March 21, 2013
Maryland, Opinions

Jonathan Lesser: Measuring the full cost of Maryland’s wind farm subsidy

By JONATHAN LESSER | March 21, 2013 | www.herald-mail.com

With the approval of Maryland’s legislature, Gov. Martin O’Malley will soon sign into law new state subsidies to lure power companies to build windmill generators off the coast of Ocean City. The legislation will raise electricity bills, but the added cost is supposed to bring more jobs, cleaner air and, in the words of Gov. O’Malley, “a better, more sustainable future for our children.”

Credit the governor and state lawmakers for such high-minded goals. Unfortunately, the chief “green” benefit from the proposal will be the millions of dollars in subsidies – some explicit and others well-hidden – that will flow to the power companies and their contractors.

Under the proposal, Marylanders will pay up to 19 cents per kilowatt-hour of electricity produced by offshore wind plants, adjusted for inflation. That’s about four times higher than the average market price of wholesale power today. But that’s only part of the corporate welfare the power companies would receive. They also would get a 10-year federal tax break courtesy of Congress’ production tax credit (PTC). On a before-tax basis, the PTC now pays 3.4 cents per kilowatt-hour, which is often more than the wholesale price of electricity when wind generators produce the most power: at night, when consumption is low.

Another subsidy would come in the form of ratepayers paying for high-cost backup generation to supply electricity when the air is calm and the windmills aren’t turning. Wind power is notoriously undependable, with outages occurring on hot, still summer days when electricity is in heavy demand for cooling and refrigeration. Fossil fuel-burning “peaking” generators will be needed to cover those times. Usually, when a generator is unreliable, its profits are hurt because some of ratepayers’ money must go to backup generators.

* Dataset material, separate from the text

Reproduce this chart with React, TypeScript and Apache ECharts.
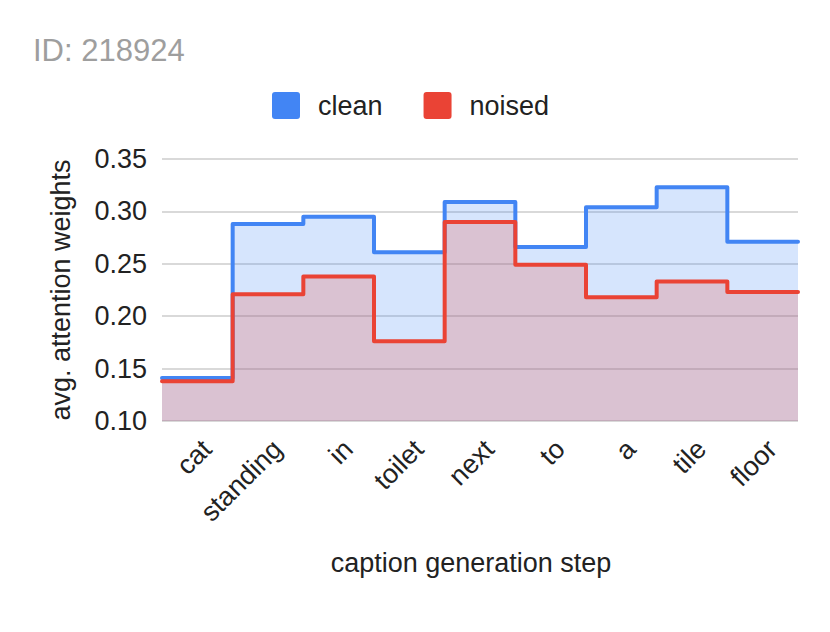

But the federal and state subsidies will provide guaranteed profits for the lucky offshore wind generators, which means that Marylanders will pick up the additional cost of the peaking plants in order to have electricity when they need it.

Finally, the power companies might get an additional subsidy to cover the cost of large underwater transmission lines to bring the windmill electricity onshore. Under government rules, unreliable generators are supposed to pay for their own transmission lines, but wind power – whether onshore or offshore – never seems to be held to that standard. Instead, the transmission line costs end up being spread across all ratepayers in the region, regardless of whether they’re using electricity from the wind generators.

The proposed Offshore Wind Act is just the latest effort by Maryland to develop subsidized generation. Another initiative will force Maryland ratepayers to subsidize the costs of a new gas-fired generator to be built in Charles County, and perhaps additional generating plants elsewhere in the state. The Charles County plant is supposedly another Maryland-subsidized job “creator.” In fact, the plant, like subsidized offshore wind development, will destroy far more jobs in the long run than it creates, because all of those subsidies take money out of the pockets of every Marylander.

Complex subsidy schemes like the wind energy proposal do more harm than good. Subsidies provide all sorts of perverse incentives and disincentives beyond what policymakers intend —consider all the fossil fuel peaking plants that will be needed to support the wind generators. And consider all the lower-cost generators that the subsidized wind farm will put out of business – and the resulting job losses.

After 35 years of direct and indirect subsidies at different levels of government, there is no economic rationale for continued subsidization of wind generation, wherever it’s built. At the federal level, direct subsidies such as the federal PTC should be ended immediately. Similarly, state-level subsidies like Maryland’s will lead to higher electricity prices and lower economic growth.

Despite Annapolis’s lofty intentions, the wind energy proposal, like all subsidy schemes, will be just a gift to a few politically favored corporations at the expense of households and businesses. This is not the way to nurture a better, sustainable future for Maryland’s children – or anyone else.

Jonathan Lesser is president of Continental Economics, an economic and energy consulting firm in New Mexico that recently completed a study on the dependability of wind energy. A summary of that study appears in the spring issue of Regulation, a microeconomics journal published by the Cato Institute.